Easter actually read that study critically and realized that when the author of it was talking about “exercise” she usually meant the government recommended 20 minutes of daily moderate exercise like a brisk walk through a suburban neighborhood. She was not talking about things like mountain biking, distance running, rucking up a hill, lifting weights or other activities that would work up quite the sweat that normal people like you and I would picture alongside the word “exercise.”
Easter read some other studies which proved that people who exercised an hour a day without changing their diet lost weight at the same rate as people who simply dieted. Another one proved that more exercise lead to more weight loss. These ideas should be common sense, you shouldn’t need some PhD in a lab coat to tell you these things. Too many people these days have outsourced their thinking to people whose experience and motives they don’t understand.
And that’s really what I wanted to talk about here, we need to be more skeptical especially when it comes to scientists or the media making claims that go against our common sense. Scientific research and media narratives are proven wrong as time goes by quite often these days.
Years ago there was a study that lots of people reported on and remembered claiming that drinking a glass or two of wine every day prolonged lifespan.
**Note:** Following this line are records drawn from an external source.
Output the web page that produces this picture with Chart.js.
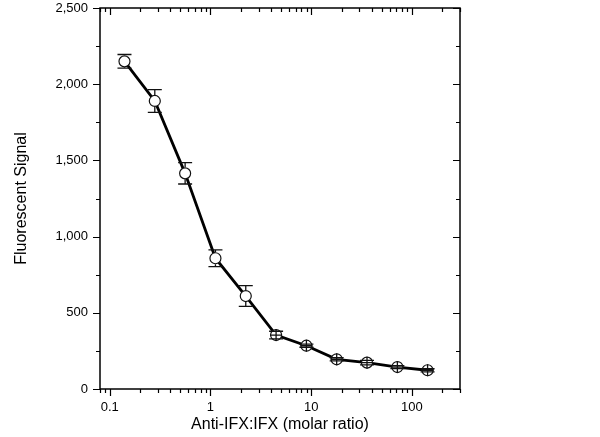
<!DOCTYPE html>
<html>
<head>
<meta charset="utf-8">
<script src="https://cdn.jsdelivr.net/npm/chart.js@4/dist/chart.umd.min.js"></script>
<style>
  html, body { margin: 0; padding: 0; background: #fff; }
</style>
</head>
<body>
<canvas id="myChart" width="600" height="437"></canvas>
<script>
// data
const ratios = [0.14, 0.28, 0.56, 1.12, 2.24, 4.48, 8.96, 17.9, 35.8, 71.7, 143]
const signal = [2150, 1890, 1415, 858, 610, 354, 284, 195, 173, 144, 123]
const signalErr = [45, 75, 70, 55, 68, 25, 10, 10, 15, 10, 10]

const xTicks = [0.1, 1, 10, 100]
const yTicks = [0, 500, 1000, 1500, 2000, 2500]
const xMin = 0.08, xMax = 300
const yMin = 0, yMax = 2500

const font = "'Liberation Sans', Arial, sans-serif"

// minor tick values for the log axis
const xMinor = []
for (let d = 0.01; d <= 100; d *= 10) {
    for (let m = 2; m <= 9; m++) {
        let v = +(m * d).toPrecision(3)
        if (v >= xMin && v <= xMax) xMinor.push(v)
    }
}
const yMinor = yTicks.slice(0, -1).map(v => v + 250)

const framePlugin = {
    id: 'framePlugin',
    afterDatasetsDraw(chart) {
        const ctx = chart.ctx
        const ys = chart.scales.y
        const meta = chart.getDatasetMeta(0)
        ctx.save()
        ctx.strokeStyle = '#111'
        ctx.lineWidth = 1.3
        meta.data.forEach((pt, i) => {
            const x = pt.x, y = pt.y
            const top = ys.getPixelForValue(signal[i] + signalErr[i])
            const bot = ys.getPixelForValue(signal[i] - signalErr[i])
            const r = 6
            ctx.beginPath()
            if (y - top > r - 2) {
                if (y - top > r) {
                    ctx.moveTo(x, top); ctx.lineTo(x, y - r)
                    ctx.moveTo(x, y + r); ctx.lineTo(x, bot)
                }
            } else {
                ctx.moveTo(x, y - r); ctx.lineTo(x, y + r)
                ctx.moveTo(x - r, y); ctx.lineTo(x + r, y)
            }
            ctx.moveTo(x - 7, top); ctx.lineTo(x + 7, top)
            ctx.moveTo(x - 7, bot); ctx.lineTo(x + 7, bot)
            ctx.stroke()
        })
        ctx.restore()
    },
    afterDraw(chart) {
        const ctx = chart.ctx
        const a = chart.chartArea
        const xs = chart.scales.x, ys = chart.scales.y
        ctx.save()
        ctx.strokeStyle = '#000'
        ctx.lineWidth = 1.5
        ctx.strokeRect(a.left, a.top, a.right - a.left, a.bottom - a.top)
        ctx.lineWidth = 1.2
        ctx.beginPath()
        const xt = (v, len) => {
            const px = Math.round(xs.getPixelForValue(v)) + 0.5
            ctx.moveTo(px, a.bottom); ctx.lineTo(px, a.bottom + len)
            ctx.moveTo(px, a.top); ctx.lineTo(px, a.top + len)
        }
        const yt = (v, len) => {
            const py = Math.round(ys.getPixelForValue(v)) + 0.5
            ctx.moveTo(a.left, py); ctx.lineTo(a.left - len, py)
            ctx.moveTo(a.right, py); ctx.lineTo(a.right - len, py)
        }
        xTicks.forEach(v => xt(v, 7))
        xMinor.forEach(v => xt(v, 4))
        yTicks.forEach(v => yt(v, 7))
        yMinor.forEach(v => yt(v, 4))
        ctx.stroke()
        ctx.restore()
    }
}

const ctx = document.getElementById('myChart')
const chart = new Chart(ctx, {
    type: 'line',
    data: {
        datasets: [{
            data: ratios.map((r, i) => ({ x: r, y: signal[i] })),
            borderColor: '#000',
            borderWidth: 2.8,
            pointRadius: 5.5,
            pointBackgroundColor: '#fff',
            pointBorderColor: '#111',
            pointBorderWidth: 1.2,
            tension: 0
        }]
    },
    options: {
        responsive: false,
        animation: false,
        layout: { padding: { top: 8, right: 140, left: 0, bottom: 0 } },
        plugins: { legend: { display: false }, tooltip: { enabled: false } },
        scales: {
            x: {
                type: 'logarithmic',
                min: xMin,
                max: xMax,
                afterBuildTicks: s => { s.ticks = xTicks.map(v => ({ value: v })) },
                afterFit: s => { s.height = 48; s.paddingLeft = 0; s.paddingRight = 0 },
                grid: { display: false, drawTicks: false },
                border: { display: false },
                ticks: {
                    color: '#000',
                    padding: 11,
                    maxRotation: 0,
                    font: { family: font, size: 13 },
                    callback: v => String(v)
                },
                title: {
                    display: true,
                    text: 'Anti-IFX:IFX (molar ratio)',
                    color: '#000',
                    font: { family: font, size: 16 },
                    padding: { top: 0, bottom: 3 }
                }
            },
            y: {
                min: yMin,
                max: yMax,
                afterBuildTicks: s => { s.ticks = yTicks.map(v => ({ value: v })) },
                afterFit: s => { s.width = 100; s.paddingTop = 0; s.paddingBottom = 0 },
                grid: { display: false, drawTicks: false },
                border: { display: false },
                ticks: {
                    color: '#000',
                    padding: 12,
                    font: { family: font, size: 13 },
                    callback: v => v.toLocaleString('en-US')
                },
                title: {
                    display: true,
                    text: 'Fluorescent Signal',
                    color: '#000',
                    font: { family: font, size: 16 },
                    padding: { top: 12, bottom: 0 }
                }
            }
        }
    },
    plugins: [framePlugin]
})
</script>
</body>
</html>
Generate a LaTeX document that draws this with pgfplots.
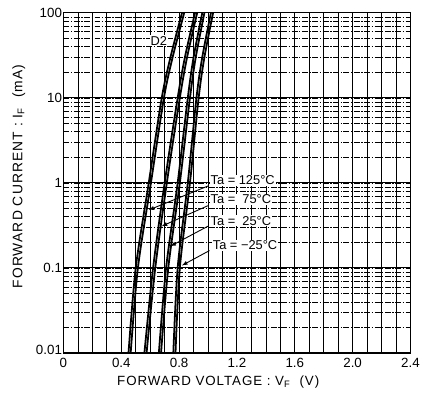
\documentclass[border=0pt]{standalone}
\usepackage{fontspec}
\setmainfont{Liberation Sans}
\usepackage{pgfplots}
\pgfplotsset{compat=1.18}
\begin{document}
\begin{tikzpicture}
\begin{axis}[
  scale only axis,
  width=350bp, height=343bp,
  xmin=0, xmax=2.4,
  ymode=log, ymin=0.01, ymax=100,
  xtick={0,0.4,0.8,1.2,1.6,2.0,2.4},
  xticklabels={0,0.4,0.8,1.2,1.6,2.0,2.4},
  ytick={0.01,0.1,1,10,100},
  yticklabels={\raisebox{7bp}{0.01},0.1,1,10,100},
  minor x tick num=3,
  major tick length=0pt, minor tick length=0pt,
  grid=both,
  major grid style={black, line width=0.9pt},
  minor x grid style={black, line width=0.7pt},
  minor y grid style={black, line width=0.5pt, dash pattern=on 6pt off 1.5pt on 1.5pt off 1.5pt},
  axis line style={black, line width=1.2pt},
  /pgf/number format/assume math mode=true,
  tick label style={font=\fontsize{13.5}{15}\selectfont},
  xticklabel style={yshift=-2bp},
  yticklabel style={xshift=2bp},
  every axis x label/.style={at={(axis description cs:0.446,-0.085)},anchor=center},
  every axis y label/.style={at={(axis description cs:-0.129,0.519)},rotate=90,anchor=center},
  xlabel={\fontsize{13.5}{15}\selectfont\addfontfeature{LetterSpace=7}FORWARD VOLTAGE : V\textsubscript{F}\ \ (V)},
  ylabel={\fontsize{14}{16}\selectfont\addfontfeature{LetterSpace=8}FORWARD CURRENT : I\textsubscript{F}\ \ (mA)},
  clip=true,
]
% 125 C
\addplot[black, line width=1.8pt, smooth] coordinates {(0.45,0.01) (0.50,0.1) (0.59,1) (0.68,10) (0.74,30) (0.82,100)};
\addplot[black, line width=1.8pt, smooth] coordinates {(0.465,0.01) (0.515,0.1) (0.605,1) (0.695,10) (0.755,30) (0.835,100)};
% 75 C
\addplot[black, line width=1.8pt, smooth] coordinates {(0.56,0.01) (0.62,0.1) (0.70,1) (0.79,10) (0.84,30) (0.91,100)};
\addplot[black, line width=1.8pt, smooth] coordinates {(0.575,0.01) (0.635,0.1) (0.715,1) (0.805,10) (0.855,30) (0.925,100)};
% 25 C
\addplot[black, line width=1.8pt, smooth] coordinates {(0.66,0.01) (0.71,0.1) (0.79,1) (0.86,10) (0.90,30) (0.96,100)};
\addplot[black, line width=1.8pt, smooth] coordinates {(0.675,0.01) (0.725,0.1) (0.805,1) (0.875,10) (0.915,30) (0.975,100)};
% -25 C
\addplot[black, line width=1.8pt, smooth] coordinates {(0.76,0.01) (0.79,0.1) (0.86,1) (0.92,10) (0.96,30) (1.02,100)};
\addplot[black, line width=1.8pt, smooth] coordinates {(0.775,0.01) (0.805,0.1) (0.875,1) (0.935,10) (0.975,30) (1.035,100)};
% arrows
\addplot[black, line width=0.9pt, -latex] coordinates {(1.00,0.92) (0.59,0.48)};
\addplot[black, line width=0.9pt, -latex] coordinates {(1.00,0.54) (0.68,0.31)};
\addplot[black, line width=0.9pt, -latex] coordinates {(1.00,0.31) (0.74,0.18)};
\addplot[black, line width=0.9pt, -latex] coordinates {(1.01,0.16) (0.82,0.107)};
% labels
\node[anchor=west, fill=white, inner sep=1pt, font=\fontsize{13}{15}\selectfont] at (axis cs:1.01,1.08) {Ta = 125°C};
\node[anchor=west, fill=white, inner sep=1pt, font=\fontsize{13}{15}\selectfont] at (axis cs:1.01,0.64) {Ta = \ 75°C};
\node[anchor=west, fill=white, inner sep=1pt, font=\fontsize{13}{15}\selectfont] at (axis cs:1.01,0.36) {Ta = \ 25°C};
\node[anchor=west, fill=white, inner sep=1pt, font=\fontsize{13}{15}\selectfont] at (axis cs:1.025,0.185) {Ta = −25°C};
\node[fill=white, inner sep=1pt, font=\fontsize{13}{15}\selectfont] at (axis cs:0.66,47) {D2};
\end{axis}
\path (current axis.south west) ++(-64bp,-52bp) rectangle ++(423bp,408bp);
\end{tikzpicture}
\end{document}
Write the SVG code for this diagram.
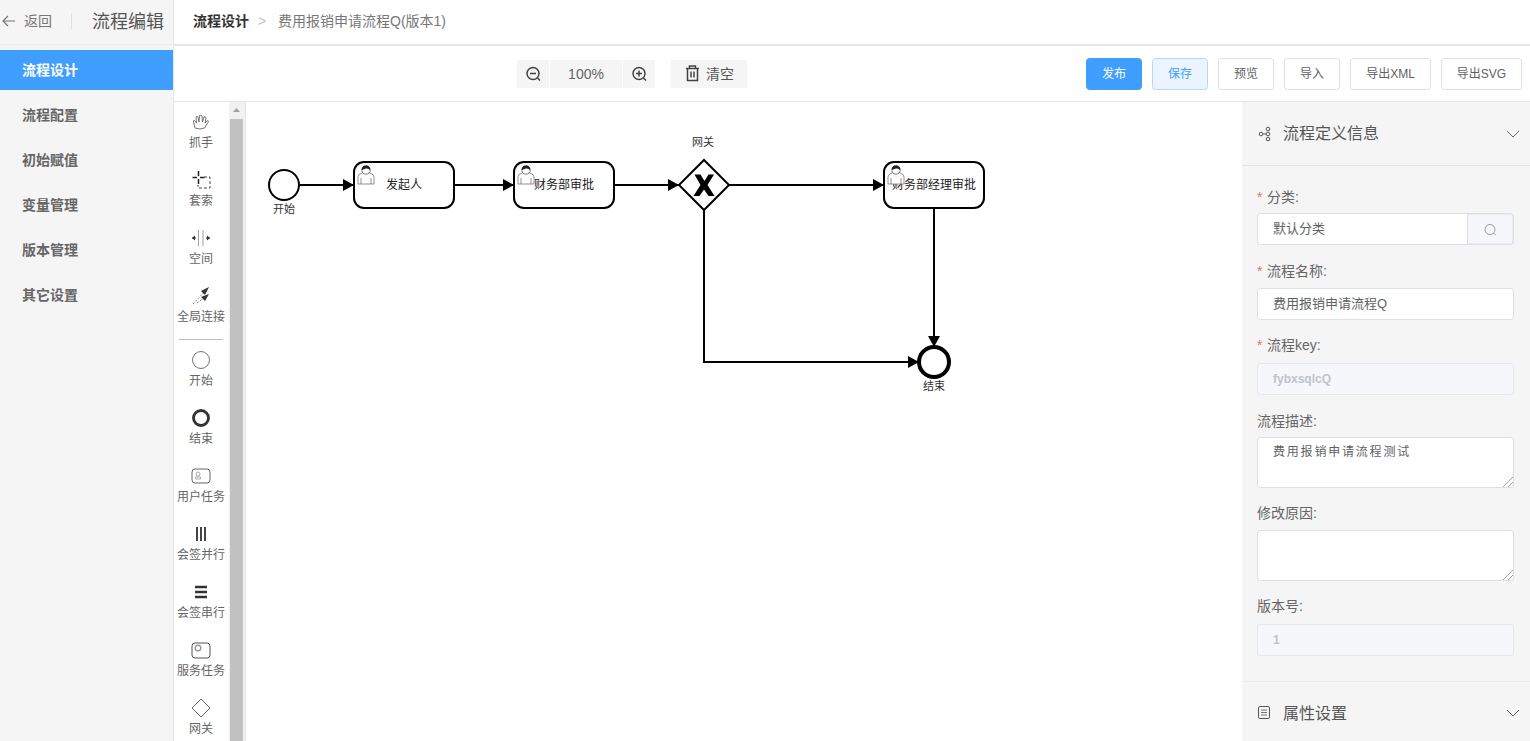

I always thought that study was BS and the other day I was talking to a friend who saw that some researchers looked back into that flawed epidemiological study with a skeptical eye and realized that the people in that study who were drinking one or two glasses of wine every day were higher income folk who typically live longer for other reasons.
A few years ago it was reported that Kyle Rittenhouse crossed state lines to hunt black people and killed a few of them with a deadly assault rifle when in reality he shot three white guys in self defense while he was trying to help his community.
All too often these days, whether it be due to ignorance, malice, or plain bad luck, things that are false are reported as fact. It is ultimately our job to determine what is true and what isn’t.
And in our quest to decipher fact from fiction the only real source we have to rely on is our gut. Remember Google is a confirmation bias generator. For every study or news report that claims one thing there will be another source that claims the opposite. The study that Michael Easter found claiming more exercise leads to more weight loss could have been funded by a company looking to sell more gym memberships, who knows? Is that going to stop you from believing it? What if you scroll down further on your Google search and find a paper that debunks Easter’s cherry-picked study? Which scientist are you going to believe? You can’t surrender your beliefs to a phrase like “trust the science” or “just Google it” if science and Google give you conflicting data. You are the one who has to think critically and make the decision on what to believe.
Again, too many people these days have outsourced their thinking to others. Don’t be one of those people, be a skeptic. If something people are saying sounds like BS look into it and report on your findings so that you can help others be more skeptical and find the truth.